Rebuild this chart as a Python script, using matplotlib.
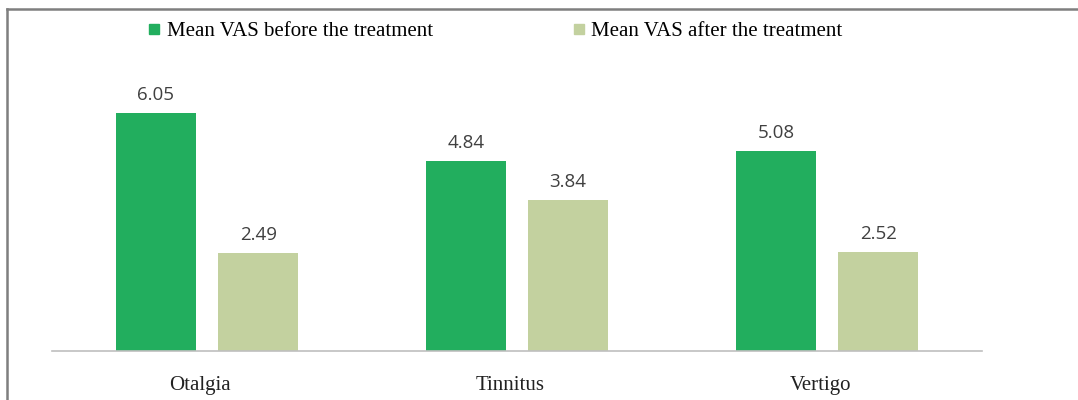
import matplotlib
matplotlib.use("Agg")
import matplotlib.pyplot as plt
from matplotlib.lines import Line2D
import numpy as np

categories = ["Otalgia", "Tinnitus", "Vertigo"]
before = [6.05, 4.84, 5.08]
after = [2.49, 3.84, 2.52]
series_names = ["Mean VAS before the treatment", "Mean VAS after the treatment"]
colors = ["#22AE5E", "#C3D19F"]

fig = plt.figure(figsize=(10.78, 4.0), dpi=100)
ax = fig.add_axes([52/1078, 49/400, 930/1078, 275/400])

x = np.arange(len(categories))
w = 0.258
off = 0.165
b1 = ax.bar(x - off, before, w, color=colors[0])
b2 = ax.bar(x + off, after, w, color=colors[1])

for bars, vals in ((b1, before), (b2, after)):
    for r, v in zip(bars, vals):
        ax.annotate(f"{v:.2f}", (r.get_x() + r.get_width()/2, v),
                    xytext=(0, 6.5), textcoords="offset points",
                    ha="center", va="bottom", fontsize=13.5,
                    color="#404040", family="Open Sans")

ax.set_xlim(-0.5, 2.5)
ax.set_ylim(0, 7)
ax.set_xticks(x - 0.022)
ax.set_xticklabels(categories, family="Liberation Serif", fontsize=15, color="#222222")
ax.tick_params(axis="x", length=0, pad=18)
ax.set_yticks([])
for s in ("left", "right", "top"):
    ax.spines[s].set_visible(False)
ax.spines["bottom"].set_color("#BFBFBF")
ax.spines["bottom"].set_linewidth(1.2)

handles = [Line2D([], [], marker="s", linestyle="none", markersize=6.5,
                  color=c) for c in colors]
fig.legend(handles, series_names, loc="center", ncol=2,
           bbox_to_anchor=(493/1078, 1 - 31/400), frameon=False,
           prop={"family": "Liberation Serif", "size": 15},
           handletextpad=0.1, columnspacing=6.5, handlelength=1.0)

# outer frame (left and top edges)
fig.add_artist(Line2D([7/1078, 7/1078], [0, 1 - 9/400], transform=fig.transFigure,
                      color="#7F7F7F", linewidth=1.8))
fig.add_artist(Line2D([7/1078, 1], [1 - 9/400, 1 - 9/400], transform=fig.transFigure,
                      color="#7F7F7F", linewidth=1.8))

fig.savefig("out.png", dpi=100)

_ _ _ _ _ _ _

### SHORT EXERCISE
Each line above is to be copied verbatim. Drop any image from the copy.

### TASK SOLUTION
Rebuild this chart as a Python script, using matplotlib.
import matplotlib
matplotlib.use("Agg")
import matplotlib.pyplot as plt
from matplotlib.lines import Line2D
import numpy as np

categories = ["Otalgia", "Tinnitus", "Vertigo"]
before = [6.05, 4.84, 5.08]
after = [2.49, 3.84, 2.52]
series_names = ["Mean VAS before the treatment", "Mean VAS after the treatment"]
colors = ["#22AE5E", "#C3D19F"]

fig = plt.figure(figsize=(10.78, 4.0), dpi=100)
ax = fig.add_axes([52/1078, 49/400, 930/1078, 275/400])

x = np.arange(len(categories))
w = 0.258
off = 0.165
b1 = ax.bar(x - off, before, w, color=colors[0])
b2 = ax.bar(x + off, after, w, color=colors[1])

for bars, vals in ((b1, before), (b2, after)):
    for r, v in zip(bars, vals):
        ax.annotate(f"{v:.2f}", (r.get_x() + r.get_width()/2, v),
                    xytext=(0, 6.5), textcoords="offset points",
                    ha="center", va="bottom", fontsize=13.5,
                    color="#404040", family="Open Sans")

ax.set_xlim(-0.5, 2.5)
ax.set_ylim(0, 7)
ax.set_xticks(x - 0.022)
ax.set_xticklabels(categories, family="Liberation Serif", fontsize=15, color="#222222")
ax.tick_params(axis="x", length=0, pad=18)
ax.set_yticks([])
for s in ("left", "right", "top"):
    ax.spines[s].set_visible(False)
ax.spines["bottom"].set_color("#BFBFBF")
ax.spines["bottom"].set_linewidth(1.2)

handles = [Line2D([], [], marker="s", linestyle="none", markersize=6.5,
                  color=c) for c in colors]
fig.legend(handles, series_names, loc="center", ncol=2,
           bbox_to_anchor=(493/1078, 1 - 31/400), frameon=False,
           prop={"family": "Liberation Serif", "size": 15},
           handletextpad=0.1, columnspacing=6.5, handlelength=1.0)

# outer frame (left and top edges)
fig.add_artist(Line2D([7/1078, 7/1078], [0, 1 - 9/400], transform=fig.transFigure,
                      color="#7F7F7F", linewidth=1.8))
fig.add_artist(Line2D([7/1078, 1], [1 - 9/400, 1 - 9/400], transform=fig.transFigure,
                      color="#7F7F7F", linewidth=1.8))

fig.savefig("out.png", dpi=100)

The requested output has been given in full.